Human-Animal Conflict

    0
    484

    In News

    • Recently, the Minister of State for Forest, Environment and Climate Change has tabled data on human-animal conflict in Lok Sabha.

    Key Findings

    • Different modes of killing amongst Elephants (Between 2018-19 and 2020-21)
      • 222 elephants were killed by electrocution across the country
      • 45 by trains: Odisha (12 out of 45) also had the highest number of elephant deaths caused by trains, followed by West Bengal (11) and Assam (9). 
      • 29 by poachers: Poaching deaths were highest in Meghalaya (12 out of 29) while poisoning deaths were highest in Assam (9 out of 11, including 8 in 2018-19 alone).
      • 11 by poisoning. 
    • Tiger killing: 
      • Among tigers, too, 29 were killed by poaching between 2019 and 2021, while 197 tiger deaths are under scrutiny. 
    • Human casualties of conflict with animals: 
      • Elephants killed 1,579 humans in three years:
        • 585 in 2019-20, 
        • 461 in 2020-21, and 
        • 533 in 2021-22. 

    Image Courtesy: IE 

    • States wise for elephant killing: 
      • Odisha accounted for the highest number of these deaths at 322, followed by Jharkhand at 291 (including 133 in 2021-22 alone), West Bengal at 240, Assam at 229, Chhattisgarh at 183, and Tamil Nadu at 152.
    • Tigers killed 125 humans in reserves between 2019 and 2021. 
      • Maharashtra accounted for nearly half these deaths, at 61. 

    Image Courtesy: IE 

    Human-animal Conflict

    • About: 
      • It refers to the interaction between wild animals and humans which results in a negative impact on people, animals, resources, and habitats. 
      • It occurs when growing human populations overlap with established wildlife territory which creates competition for space and resources.
      • Conflicts between the man and animal have occurred since the dawn of humanity.
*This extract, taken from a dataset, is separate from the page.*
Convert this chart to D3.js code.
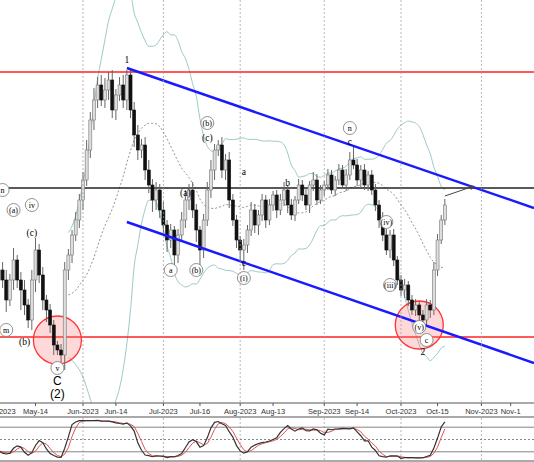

However, it has come to light ever more frequently in recent times.
    • Main causes of human wildlife conflict include: 
      • Habitat loss, 
      • Growth of population of wild animals, 
      • Changing cropping patterns that attract wild animals to farmlands, 
      • Movement of wild animals from forest areas to human dominated landscapes for food and fodder, 
      • Movement of human beings to forests for illegal collection of forest produce, 
      • Habitat degradation due to growth of invasive alien species.

    Preventive Measures

    • Surveillance: Increased vigilance and protection of identified locations using hi-tech surveillance tools like sensors can help in tracking the movement of animals and warn the local population.
    • Improvement of habitat: In-situ and ex-situ habitat conservation measures will help in securing animals their survival.
    • Re-locating of animal habitats away from residential and commercial centres will serve to minimize animal-man conflict for illegal and self-interested motives
    • Awareness Programmes: To create awareness among people and sensitize them about the Do’s and Don’ts in the forest areas to minimize the conflicts between man and animal.
    • Training programs: Training to the police offices and local people should be provided for this purpose and the forest department should frame guidelines.
    • Boundary walls: The construction of boundary walls and solar fences around the sensitive areas to prevent the wild animal attacks. 
    • Technical and financial support: For the development of necessary infrastructure and support facilities for immobilization of problematic animals through tranquilization, their translocation.
    • Crop insurance should be provided in the event of destruction by wild animals.
    • Part of CSR: Safeguarding Tiger corridors, building eco-bridges and such conservation measures can be part of corporate social responsibility.

    Way Ahead

    • A wildlife standing committee with few members and in-depth technical knowledge for evolving effective site-specific plans/ mitigation strategies including recommendations on changing cropping patterns and for taking critical decisions at short notice, empowered under the law, is necessary.
    • The controversial clause in the Wild Life (Protection) Amendment Bill, 2021 that allows the “transfer and transport” of live elephants while recommending that the government could bring in additional checks to allow sale and purchase by religious institutions, should be amended.
    • The well-planned, integrated approaches to managing human-wildlife conflict can reduce conflicts and lead to a form of coexistence between people and animals.